Records shown |
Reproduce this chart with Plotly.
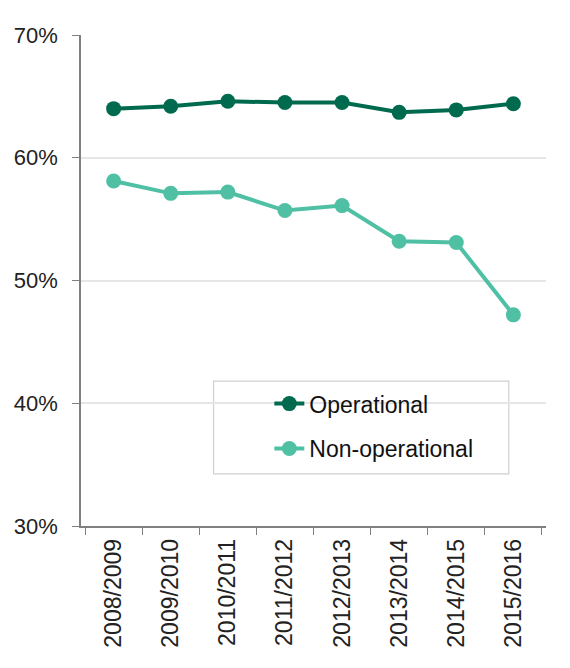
import plotly.graph_objects as go

years = ["2008/2009", "2009/2010", "2010/2011", "2011/2012",
         "2012/2013", "2013/2014", "2014/2015", "2015/2016"]
operational = [64.0, 64.2, 64.6, 64.5, 64.5, 63.7, 63.9, 64.4]
non_operational = [58.1, 57.1, 57.2, 55.7, 56.1, 53.2, 53.1, 47.2]

dark = "#006A4E"
light = "#50C0A5"

fig = go.Figure()
fig.add_trace(go.Scatter(x=years, y=operational, name="Operational",
                         mode="lines+markers", legendgroup="a",
                         line=dict(color=dark, width=4),
                         marker=dict(color=dark, size=15)))
fig.add_trace(go.Scatter(x=years, y=non_operational, name="Non-operational",
                         mode="lines+markers", legendgroup="b",
                         line=dict(color=light, width=4),
                         marker=dict(color=light, size=15)))

font = "Liberation Sans, Arial, sans-serif"
fig.update_layout(
    width=570, height=668,
    margin=dict(l=73, r=32, t=27, b=150, autoexpand=False),
    paper_bgcolor="white", plot_bgcolor="white",
    font=dict(family=font, size=21, color="#222222"),
    showlegend=True,
    legend=dict(x=0.405, y=0.293, xanchor="left", yanchor="top",
                borderwidth=0, bgcolor="rgba(0,0,0,0)",
                font=dict(size=23, color="#111111"),
                traceorder="grouped", tracegroupgap=12),
    shapes=[dict(type="rect", xref="paper", yref="paper",
                 x0=0.285, x1=0.920, y0=0.106, y1=0.295,
                 line=dict(color="#d0d0d0", width=1.2),
                 fillcolor="white", layer="below")],
    xaxis=dict(type="category", tickangle=-90, showgrid=False,
               showline=True, linecolor="#808080", linewidth=1.5,
               ticks="outside", ticklen=7, tickcolor="#808080",
               tickson="boundaries", tickfont=dict(size=23),
               ticklabelstandoff=2, automargin=False),
    yaxis=dict(range=[30, 70], dtick=10, ticksuffix="%",
               showgrid=True, gridcolor="#e6e6e6", gridwidth=1.5,
               showline=True, linecolor="#808080", linewidth=1.5,
               ticks="outside", ticklen=7, tickcolor="#808080",
               zeroline=False, tickfont=dict(size=22),
               ticklabelstandoff=10, automargin=False),
)

fig.write_html("out.html")
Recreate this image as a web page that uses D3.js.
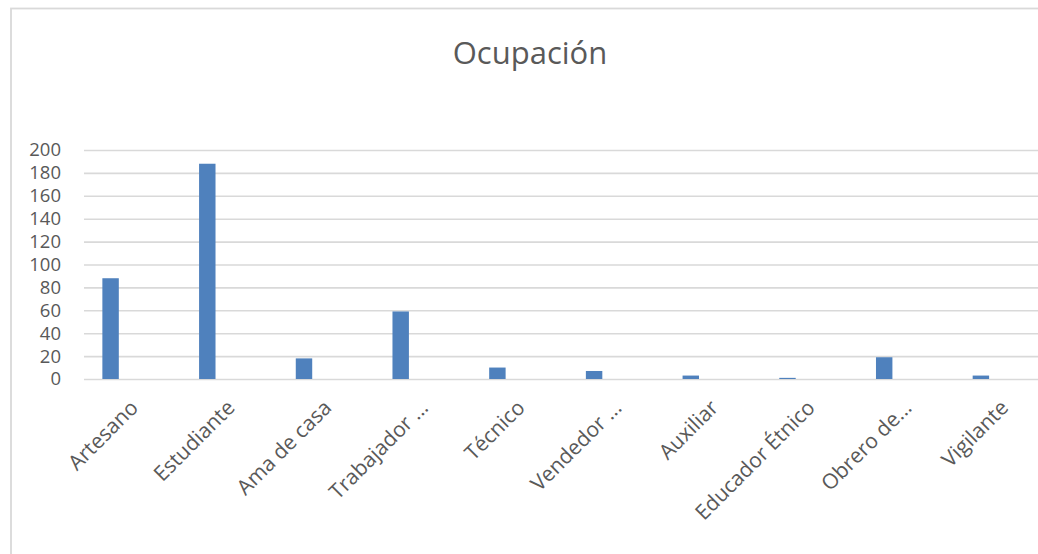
<!DOCTYPE html>
<html>
<head>
<meta charset="utf-8">
<script src="https://cdnjs.cloudflare.com/ajax/libs/d3/7.8.5/d3.min.js"></script>
<style>
  body { margin: 0; background: #fff; }
  svg { display: block; font-family: "Open Sans", "Noto Sans", sans-serif; }
</style>
</head>
<body>
<script>
var categories = ["Artesano", "Estudiante", "Ama de casa", "Trabajador ...", "Técnico",
  "Vendedor ...", "Auxiliar", "Educador Étnico", "Obrero de...", "Vigilante"];
var values = [88, 188, 18, 59, 10, 7, 3, 1, 19, 3];
var yTicks = [0, 20, 40, 60, 80, 100, 120, 140, 160, 180, 200];
var title = "Ocupación";

var width = 1038, height = 554;
var plotLeft = 84, plotTop = 150, plotBottom = 379, plotRight = 1051;

var svg = d3.select("body").append("svg").attr("width", width).attr("height", height);

// chart frame
svg.append("rect")
  .attr("x", 11).attr("y", 8.5)
  .attr("width", 1100).attr("height", 700)
  .attr("fill", "#fff")
  .attr("stroke", "#d9d9d9")
  .attr("stroke-width", 1.8);

svg.append("text")
  .attr("x", 530).attr("y", 64)
  .attr("text-anchor", "middle")
  .style("font-size", "31px")
  .style("fill", "#595959")
  .text(title);

var x = d3.scaleBand().domain(categories).range([plotLeft, plotRight]).padding(0);
var y = d3.scaleLinear().domain([0, 200]).range([plotBottom, plotTop]);

// gridlines
svg.append("g")
  .attr("transform", "translate(" + plotLeft + ",0)")
  .call(d3.axisLeft(y).tickValues(yTicks).tickSize(-(plotRight - plotLeft)).tickFormat(""))
  .call(function(g) { g.select(".domain").remove(); })
  .selectAll("line")
  .attr("stroke", "#d9d9d9")
  .attr("stroke-width", 1.6);

// y labels
var ya = svg.append("g")
  .attr("transform", "translate(" + plotLeft + ",0)")
  .call(d3.axisLeft(y).tickValues(yTicks).tickSize(0).tickPadding(23));
ya.select(".domain").remove();
ya.selectAll("text")
  .style("font-size", "18.5px")
  .style("font-family", "'Open Sans', 'Noto Sans', sans-serif")
  .attr("fill", "#595959");

// bars
var bw = x.bandwidth();
svg.selectAll("rect.bar").data(values).enter().append("rect")
  .attr("class", "bar")
  .attr("x", function(d, i) { return x(categories[i]) + bw * 0.19; })
  .attr("width", bw * 0.17)
  .attr("y", function(d) { return y(d); })
  .attr("height", function(d) { return y(0) - y(d); })
  .attr("fill", "#4f81bd");

// category labels
svg.selectAll("text.cat").data(categories).enter().append("text")
  .attr("class", "cat")
  .attr("transform", function(d) {
    return "translate(" + (x(d) + bw / 2 + 7) + ",409) rotate(-45)";
  })
  .attr("text-anchor", "end")
  .style("font-size", "21px")
  .style("fill", "#595959")
  .text(function(d) { return d; });
</script>
</body>
</html>
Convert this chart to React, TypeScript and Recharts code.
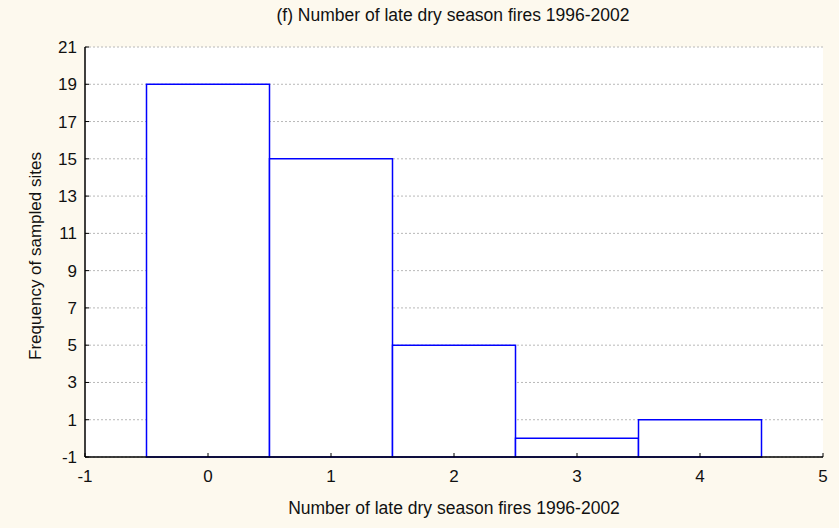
import { ComposedChart, Bar, XAxis, YAxis, CartesianGrid, Label } from "recharts";

const fireCounts = [0, 1, 2, 3, 4];
const siteFrequency = [19, 15, 5, 0, 1];
const xTicks = [-1, 0, 1, 2, 3, 4, 5];
const yTicks = [-1, 1, 3, 5, 7, 9, 11, 13, 15, 17, 19, 21];
const yFloor = -1;

const data = fireCounts.map((c, i) => ({ count: c, range: [yFloor, siteFrequency[i]] }));

const font = "Arial, 'Liberation Sans', sans-serif";

const App = () => {
  return (
    <div style={{ position: "relative", width: 839, height: 528, background: "#FDF9EE", fontFamily: font }}>
      <style>{`body{margin:0}`}</style>
      <div
        style={{
          position: "absolute",
          top: 5,
          left: 85,
          width: 736,
          textAlign: "center",
          fontSize: 17.5,
          lineHeight: "21px",
          color: "#111",
        }}
      >
        (f) Number of late dry season fires 1996-2002
      </div>
      <ComposedChart
        width={839}
        height={528}
        data={data}
        margin={{ top: 47, right: 16, left: 0, bottom: 41 }}
        barCategoryGap={0}
        barGap={0}
      >
        <CartesianGrid vertical={false} fill="#ffffff" stroke="#b8b8b8" strokeDasharray="2 2" yAxisId="left" />
        <XAxis
          dataKey="count"
          type="number"
          domain={[-1, 5]}
          ticks={xTicks}
          allowDataOverflow
          height={30}
          axisLine={{ stroke: "#000", strokeWidth: 1.5 }}
          tickLine={{ stroke: "#000" }}
          tickSize={-4}
          tickMargin={17}
          tick={{ fill: "#111", fontSize: 17, fontFamily: font }}
        >
          <Label
            value="Number of late dry season fires 1996-2002"
            position="bottom"
            offset={15}
            style={{ fill: "#111", fontSize: 17.5, fontFamily: font }}
          />
        </XAxis>
        <XAxis
          xAxisId="top"
          orientation="top"
          dataKey="count"
          type="number"
          domain={[-1, 5]}
          ticks={xTicks}
          height={0}
          axisLine={{ stroke: "#000", strokeWidth: 1.5 }}
          tickLine={{ stroke: "#000" }}
          tickSize={-4}
          tick={false}
        />
        <YAxis
          yAxisId="left"
          type="number"
          domain={[-1, 21]}
          ticks={yTicks}
          width={85}
          axisLine={{ stroke: "#000", strokeWidth: 1.5 }}
          tickLine={{ stroke: "#000" }}
          tickSize={-4}
          tickMargin={12}
          tick={{ fill: "#111", fontSize: 17, fontFamily: font }}
        >
          <Label
            content={({ viewBox }: any) => {
              const cx = 35;
              const cy = viewBox.y + viewBox.height / 2 + 4;
              return (
                <text
                  x={cx}
                  y={cy}
                  transform={`rotate(-90, ${cx}, ${cy})`}
                  textAnchor="middle"
                  dominantBaseline="central"
                  fill="#111"
                  fontSize={17}
                  fontFamily={font}
                >
                  Frequency of sampled sites
                </text>
              );
            }}
          />
        </YAxis>
        <YAxis
          yAxisId="right"
          orientation="right"
          type="number"
          domain={[-1, 21]}
          ticks={yTicks}
          width={0}
          axisLine={{ stroke: "#000", strokeWidth: 1.5 }}
          tickLine={{ stroke: "#000" }}
          tickSize={-4}
          tick={false}
        />
        <Bar
          yAxisId="left"
          dataKey="range"
          fill="#ffffff"
          stroke="#0000ff"
          strokeWidth={1.5}
          isAnimationActive={false}
        />
      </ComposedChart>
    </div>
  );
};

export default App;
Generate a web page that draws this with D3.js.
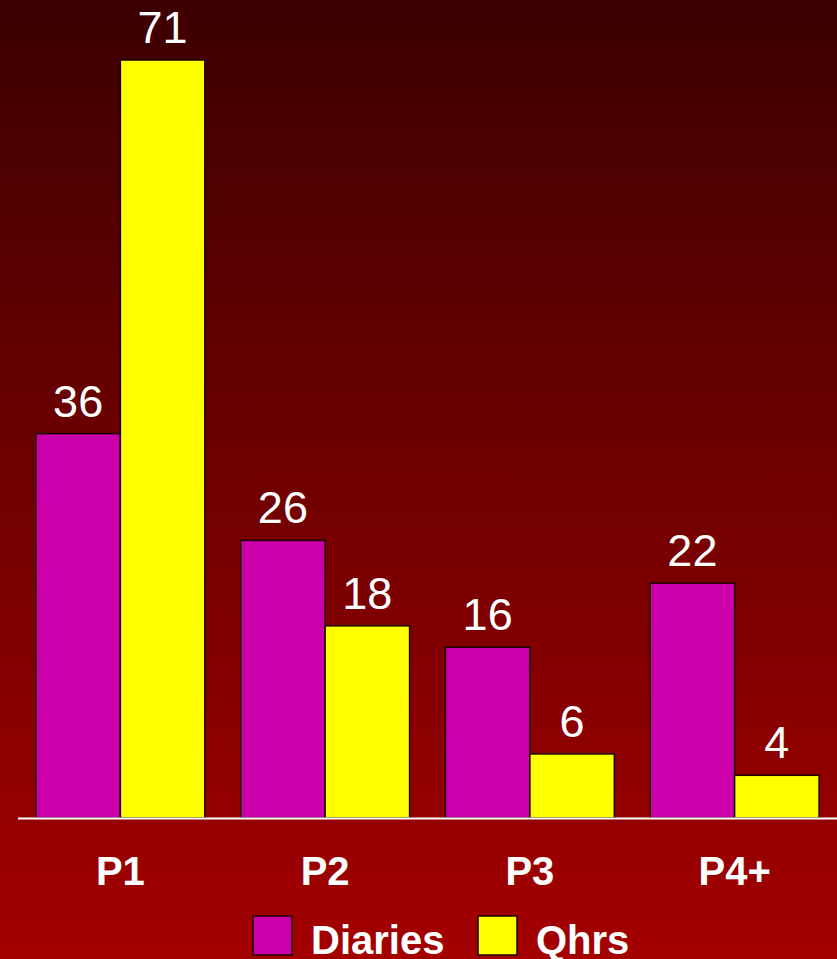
<html>
  <head>
    <script src="https://d3js.org/d3.v7.min.js"></script>
    <style>
      body{ margin: 0; background: #000; }
    </style>
  </head>
  <body>
    <svg width="837" height="959"></svg>
    <script>
    var categories = ["P1", "P2", "P3", "P4+"];
    var series = ["Diaries", "Qhrs"];
    var diaries = [36, 26, 16, 22];
    var qhrs = [71, 18, 6, 4];
    var colors = ["#cc00aa", "#ffff00"];

    var svg = d3.select("svg"),
        width = +svg.attr("width"),
        height = +svg.attr("height");

    var defs = svg.append("defs");
    var grad = defs.append("linearGradient").attr("id", "bg")
      .attr("x1", 0).attr("y1", 0).attr("x2", 0).attr("y2", 1);
    grad.append("stop").attr("offset", "0%").attr("stop-color", "#3c0000");
    grad.append("stop").attr("offset", "100%").attr("stop-color", "#a40000");
    svg.append("rect").attr("width", width).attr("height", height).attr("fill", "url(#bg)");

    var baseY = 818;
    var x0 = d3.scaleBand().domain(categories).range([18, 837]).paddingInner(0.175).paddingOuter(0.0875);
    var x1 = d3.scaleBand().domain(series).range([0, x0.bandwidth()]);
    var y = d3.scaleLinear().domain([0, 71]).range([baseY, 60]);

    var rows = categories.map(function(c, i){
      return {cat: c, vals: [diaries[i], qhrs[i]]};
    });

    var groups = svg.selectAll("g.grp").data(rows).enter().append("g")
      .attr("class", "grp")
      .attr("transform", function(d){ return "translate(" + x0(d.cat) + ",0)"; });

    groups.selectAll("rect").data(function(d){ return d.vals.map(function(v, j){ return {s: series[j], v: v, j: j}; }); })
      .enter().append("rect")
        .attr("x", function(d){ return x1(d.s); })
        .attr("y", function(d){ return y(d.v); })
        .attr("width", x1.bandwidth())
        .attr("height", function(d){ return baseY - y(d.v); })
        .attr("fill", function(d){ return colors[d.j]; })
        .attr("stroke", "#1a0000")
        .attr("stroke-width", 1.5);

    groups.selectAll("text.val").data(function(d){ return d.vals.map(function(v, j){ return {s: series[j], v: v}; }); })
      .enter().append("text")
        .attr("class", "val")
        .attr("x", function(d){ return x1(d.s) + x1.bandwidth() / 2; })
        .attr("y", function(d){ return y(d.v) - 17; })
        .attr("text-anchor", "middle")
        .attr("fill", "#fff")
        .style("font-family", "Liberation Sans, Arial, sans-serif")
        .style("font-size", "45px")
        .text(function(d){ return d.v; });

    // baseline
    svg.append("line").attr("x1", 18).attr("x2", 837).attr("y1", baseY + 0.5).attr("y2", baseY + 0.5)
      .attr("stroke", "#fff").attr("stroke-width", 2);

    // category axis
    var xAxis = d3.axisBottom(x0).tickSize(0).tickPadding(0);
    var ax = svg.append("g").attr("transform", "translate(0," + baseY + ")").call(xAxis);
    ax.select(".domain").remove();
    ax.selectAll("text")
      .attr("dy", null)
      .attr("y", 67)
      .attr("fill", "#fff")
      .style("font-family", "Liberation Sans, Arial, sans-serif")
      .style("font-weight", "bold")
      .style("font-size", "40px");

    // legend
    var legX = [253, 478];
    var leg = svg.selectAll("g.leg").data(series).enter().append("g")
      .attr("class", "leg")
      .attr("transform", function(d, i){ return "translate(" + legX[i] + ",916)"; });
    leg.append("rect").attr("width", 39).attr("height", 39)
      .attr("fill", function(d, i){ return colors[i]; })
      .attr("stroke", "#1a0000").attr("stroke-width", 1.5);
    leg.append("text").attr("x", 58).attr("y", 38)
      .attr("fill", "#fff")
      .style("font-family", "Liberation Sans, Arial, sans-serif")
      .style("font-weight", "bold")
      .style("font-size", "40px")
      .text(function(d){ return d; });
    </script>
  </body>
</html>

To be done | Give back exactly the lines from the first line of the data through the line with "import plotly.graph_objects as go", pictures excluded.

Answer to the task |
Reproduce this chart with Plotly.
import plotly.graph_objects as go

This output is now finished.